Pyrolysis reactions of coniferyl alcohol as a model of the primary structure formed during lignin pyrolysis

• The evaporation/degradation behavior of coniferyl alcohol was revealed.
• The polymerization reaction was the most significant.
• Various side-chain conversion products were formed.
• A quinone methide mechanism is more important for the polymerization.
• Radical mechanisms are more important for the side-chain conversion.

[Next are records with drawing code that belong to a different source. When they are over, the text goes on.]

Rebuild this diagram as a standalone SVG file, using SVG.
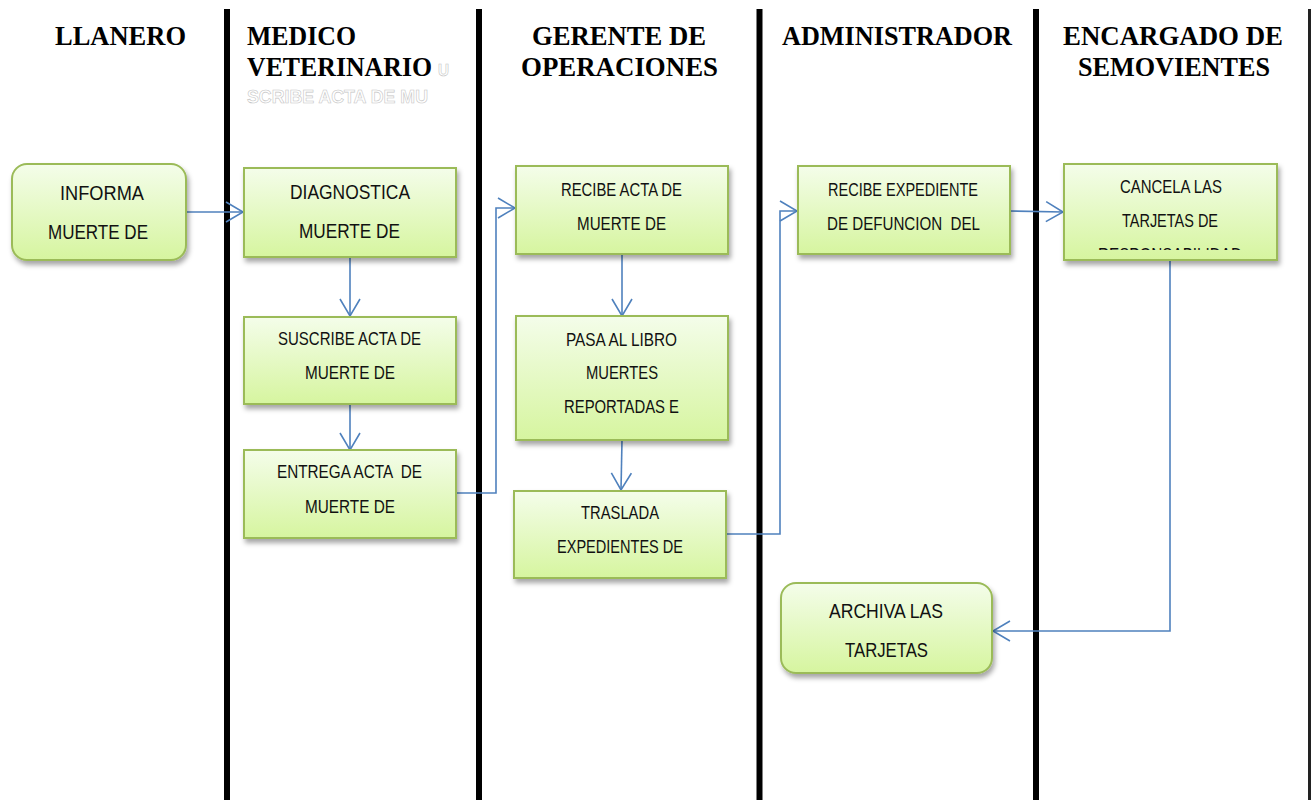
<svg xmlns="http://www.w3.org/2000/svg" width="1312" height="800" viewBox="0 0 1312 800">
<style>
.lane{stroke:#000;stroke-width:6}
.hdr{font-family:"Liberation Serif","Times New Roman",serif;font-weight:bold;font-size:28px;fill:#000}
.ghost{font-family:"Liberation Sans",Arial,sans-serif;font-weight:bold;fill:#fff;stroke:#c4c4c4;stroke-width:0.6}
.box{fill:url(#g);stroke:#9bbb59;stroke-width:2;filter:url(#sh)}
.t{font-family:"Liberation Sans",Arial,sans-serif;fill:#111;white-space:pre}
.L{font-size:21px}
.S{font-size:18px}
.c{fill:none;stroke:#4f81bd;stroke-width:1.6}
</style>
<defs>
<linearGradient id="g" x1="0" y1="0" x2="0" y2="1">
<stop offset="0" stop-color="#f4fdea"/>
<stop offset="1" stop-color="#d6f59f"/>
</linearGradient>
<filter id="sh" x="-10%" y="-10%" width="125%" height="135%">
<feDropShadow dx="2" dy="4" stdDeviation="2.5" flood-color="#000" flood-opacity="0.35"/>
</filter>
<marker id="ah" viewBox="-1 -1 20 22" markerUnits="userSpaceOnUse" markerWidth="20" markerHeight="22" refX="17" refY="10" orient="auto">
<path d="M0,0 L17,10 L0,20" fill="none" stroke="#4f81bd" stroke-width="1.6"/>
</marker>
<clipPath id="clip9"><rect x="1064" y="164" width="213" height="86"/></clipPath>
</defs>
<rect width="1312" height="800" fill="#fff"/>

<g id="lanes">
<line class="lane" x1="227" y1="9" x2="227" y2="800"/>
<line class="lane" x1="479" y1="9" x2="479" y2="800"/>
<line class="lane" x1="759.5" y1="9" x2="759.5" y2="800"/>
<line class="lane" x1="1036" y1="9" x2="1036" y2="800"/>
<line x1="1309.5" y1="9" x2="1309.5" y2="800" stroke="#222" stroke-width="3"/>
</g>

<g id="headers">
<text class="hdr" x="55" y="45" textLength="131" lengthAdjust="spacingAndGlyphs">LLANERO</text>
<text class="hdr" x="247" y="45" textLength="109" lengthAdjust="spacingAndGlyphs">MEDICO</text>
<text class="hdr" x="247" y="76" textLength="185" lengthAdjust="spacingAndGlyphs">VETERINARIO</text>
<text class="ghost" x="438" y="76" font-size="16" textLength="11" lengthAdjust="spacingAndGlyphs">U</text>
<text class="ghost" x="247" y="103" font-size="19" textLength="181" lengthAdjust="spacingAndGlyphs">SCRIBE ACTA DE MU</text>
<text class="hdr" x="532" y="45" textLength="174" lengthAdjust="spacingAndGlyphs">GERENTE DE</text>
<text class="hdr" x="521" y="76" textLength="197" lengthAdjust="spacingAndGlyphs">OPERACIONES</text>
<text class="hdr" x="782" y="45" textLength="230" lengthAdjust="spacingAndGlyphs">ADMINISTRADOR</text>
<text class="hdr" x="1063" y="45" textLength="220" lengthAdjust="spacingAndGlyphs">ENCARGADO DE</text>
<text class="hdr" x="1078" y="76" textLength="192" lengthAdjust="spacingAndGlyphs">SEMOVIENTES</text>
</g>

<g id="connectors">
<path class="c" d="M186,212 L243,212" marker-end="url(#ah)"/>
<path class="c" d="M350,257 L350,316" marker-end="url(#ah)"/>
<path class="c" d="M350,404 L350,450" marker-end="url(#ah)"/>
<path class="c" d="M456,493 L496,493 L496,208 L515,208" marker-end="url(#ah)"/>
<path class="c" d="M622,255 L622,316" marker-end="url(#ah)"/>
<path class="c" d="M622,440 L621,490" marker-end="url(#ah)"/>
<path class="c" d="M726,534 L780,534 L780,211 L797,211" marker-end="url(#ah)"/>
<path class="c" d="M1010,211 L1063,212" marker-end="url(#ah)"/>
<path class="c" d="M1170,260 L1170,631 L993,631" marker-end="url(#ah)"/>
</g>

<g id="n1">
<rect class="box" x="12" y="164" width="174" height="96" rx="15"/>
<text class="t L" x="60" y="200" textLength="84" lengthAdjust="spacingAndGlyphs">INFORMA</text>
<text class="t L" x="48" y="239" textLength="100" lengthAdjust="spacingAndGlyphs">MUERTE DE</text>
</g>
<g id="n2">
<rect class="box" x="244" y="168" width="212" height="89"/>
<text class="t L" x="290" y="199" textLength="120" lengthAdjust="spacingAndGlyphs">DIAGNOSTICA</text>
<text class="t L" x="299" y="238" textLength="101" lengthAdjust="spacingAndGlyphs">MUERTE DE</text>
</g>
<g id="n3">
<rect class="box" x="244" y="317" width="212" height="87"/>
<text class="t S" x="278" y="345" textLength="143" lengthAdjust="spacingAndGlyphs">SUSCRIBE ACTA DE</text>
<text class="t S" x="305" y="379" textLength="90" lengthAdjust="spacingAndGlyphs">MUERTE DE</text>
</g>
<g id="n4">
<rect class="box" x="244" y="450" width="212" height="88"/>
<text class="t S" x="277" y="478" textLength="145" lengthAdjust="spacingAndGlyphs">ENTREGA ACTA  DE</text>
<text class="t S" x="305" y="513" textLength="90" lengthAdjust="spacingAndGlyphs">MUERTE DE</text>
</g>
<g id="n5">
<rect class="box" x="516" y="166" width="212" height="88"/>
<text class="t S" x="561" y="196" textLength="121" lengthAdjust="spacingAndGlyphs">RECIBE ACTA DE</text>
<text class="t S" x="577" y="230" textLength="89" lengthAdjust="spacingAndGlyphs">MUERTE DE</text>
</g>
<g id="n6">
<rect class="box" x="516" y="316" width="212" height="124"/>
<text class="t S" x="566" y="346" textLength="111" lengthAdjust="spacingAndGlyphs">PASA AL LIBRO</text>
<text class="t S" x="586" y="379" textLength="72" lengthAdjust="spacingAndGlyphs">MUERTES</text>
<text class="t S" x="564" y="413" textLength="115" lengthAdjust="spacingAndGlyphs">REPORTADAS E</text>
</g>
<g id="n7">
<rect class="box" x="514" y="491" width="212" height="87"/>
<text class="t S" x="581" y="519" textLength="78" lengthAdjust="spacingAndGlyphs">TRASLADA</text>
<text class="t S" x="557" y="553" textLength="126" lengthAdjust="spacingAndGlyphs">EXPEDIENTES DE</text>
</g>
<g id="n8">
<rect class="box" x="798" y="166" width="212" height="88"/>
<text class="t S" x="828" y="196" textLength="150" lengthAdjust="spacingAndGlyphs">RECIBE EXPEDIENTE</text>
<text class="t S" x="827" y="230" textLength="153" lengthAdjust="spacingAndGlyphs">DE DEFUNCION  DEL</text>
</g>
<g id="n9">
<rect class="box" x="1064" y="164" width="213" height="96"/>
<g clip-path="url(#clip9)">
<text class="t S" x="1120" y="193" textLength="102" lengthAdjust="spacingAndGlyphs">CANCELA LAS</text>
<text class="t S" x="1122" y="227" textLength="96" lengthAdjust="spacingAndGlyphs">TARJETAS DE</text>
<text class="t S" x="1098" y="261" textLength="144" lengthAdjust="spacingAndGlyphs">RESPONSABILIDAD</text>
</g>
</g>
<g id="n10">
<rect class="box" x="781" y="583" width="211" height="90" rx="15"/>
<text class="t L" x="829" y="618" textLength="114" lengthAdjust="spacingAndGlyphs">ARCHIVA LAS</text>
<text class="t L" x="845" y="657" textLength="83" lengthAdjust="spacingAndGlyphs">TARJETAS</text>
</g>
</svg>
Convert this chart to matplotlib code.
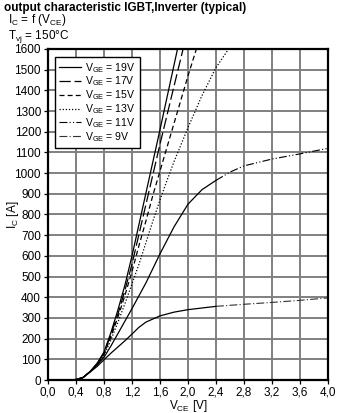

It has been suggested that cinnamyl alcohol-type structures are formed during lignin primary pyrolysis using model dimers. In this article, the pyrolysis reactions of trans-coniferyl alcohol (CA) bearing a guaiacyl moiety were studied under N2 at temperatures in the range of 200–350 ̊C, with particular emphasis on the evaporation/degradation processes. Some (less than 15%) of the CA evaporated without undergoing any degradation reactions, whereas large portions of the CA were converted to polymerization products together with monomers (up to ∼15% in total) with various side-chains. The cis-isomer of CA and 4-vinylguaiacol with a C2 side-chain were also identified. Methylation of the phenolic OH group of CA substantially reduced the formation of polymerization products, whereas the influence of the methylation on the side-chain-converted monomers was limited. Since the methylated CA was not effective for quinine methide formation, quinine methide and radical pathways were indicated as more important reaction mechanisms for the polymerization and side-chain-conversion processes, respectively. These results suggest that CA, if it was formed through pyrolytic cleavage of lignin β-ether linkages, tended to be degraded before it could be recovered through evaporation. Furthermore, the recovery of different monomers suggested the process was greatly dependent on the relative evaporation/degradation efficiencies.